India office market set for next growth cycle, led by GCCs, flex spaces and REITs
India's office market is set for structural growth in 2026. Global Capability Centers will lead demand, with flexible workspaces also playing a key role. Institutional ownership through REITs will expand. Offices will become more tech-enabled and ...
After two record years in 2024 and 2025, the sector is now transitioning into a more resilient cycle, underpinned by five key trends: accelerated expansion of Global Capability Centers (GCCs), rising adoption of flexible workspaces, growing REIT-led ownership, tech-enabled offices and sustainability-led development.
“India’s office market has undergone a steady transition, while picking up pace in recent years. Post the expansionary phase of 2024 & 2025, demarcated by consecutive years of record-breaking demand, the office market is set for a future-ready cycle of structural growth & institutionalization. The ongoing scale-up is likely to be driven by expanding footprint of GCCs, strengthening flex space offerings, expanding talent corridors and broadening occupier base. These enabling factors are likely to fuel Grade A leasing activity to the tune of 70–75 million sq ft in 2026, building a potential roadmap towards 100 million sq ft of annual demand in the coming years,” said Arpit Mehrotra, Managing Director, Office Services, Colliers India.
GCCs will remain the primary growth engine, with leasing expected to touch 30–35 million sq ft in 2026, accounting for up to half of total demand. Their evolution into innovation-led, domain-specialized hubs across sectors such as technology, BFSI and manufacturing is reshaping occupier requirements.
Companies are increasingly opting for distributed models—combining headquarters, satellite offices and flex spaces—prompting developers to focus on modular, scalable and plug-and-play office formats.
Flexible workspace operators are set to lease 15–18 million sq ft in 2026, contributing 20–25% of total absorption. Once a tactical solution, flex has become central to occupier strategies, offering scalability, cost efficiency and hybrid work enablement.
Flex platforms are also playing a critical role in supporting GCC entry and expansion in India, providing end-to-end solutions spanning location strategy, compliance and talent integration.
Institutional ownership is set to expand further, with over 380 million sq ft of Grade A office stock holding potential for future REIT listings. Currently, about 141 million sq ft is already listed, leaving significant headroom for growth.
REIT penetration is expected to cross 20% in the coming years, transforming how office assets are owned, monetized and accessed by investors, while improving transparency and governance.
Sustainability is emerging as a core differentiator. Over 80% of new office supply in 2026 is expected to be green-certified, pushing overall penetration to 70–75%. Leasing in such assets could account for nearly 80% of total demand.

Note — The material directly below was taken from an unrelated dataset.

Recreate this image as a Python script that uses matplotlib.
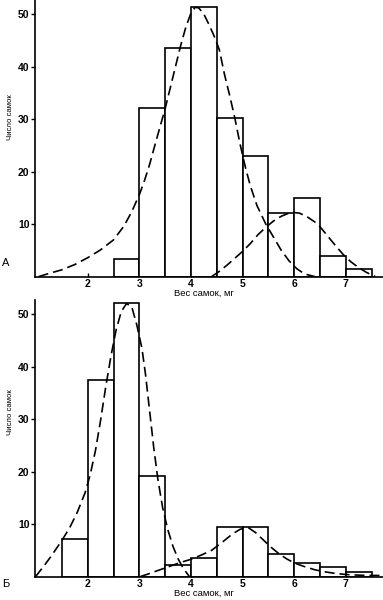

“Climate-ready assets are likely to dominate institutional portfolios and REIT pipelines in the long-term, with ESG commitments accelerating the adoption of global best practices. As ESG performance evolves from a compliance metric to a true value driver, influencing asset valuations and investor preference, data-driven benchmarking will become central to asset competitiveness,” said Vimal Nadar, National Director & Head, Research, Colliers India.
Bengaluru will continue to dominate, accounting for nearly one-third of leasing and supply. Hyderabad and Delhi-NCR are also expected to record over 10 million sq ft each in both demand and completions, reinforcing their position as key office hubs.
With strong demand fundamentals, declining vacancies and firming rentals, India’s office stock is projected to cross 1 billion sq ft by 2030. Supported by cost and talent advantages over other APAC markets, the sector is well-positioned to sustain its growth trajectory despite global uncertainties.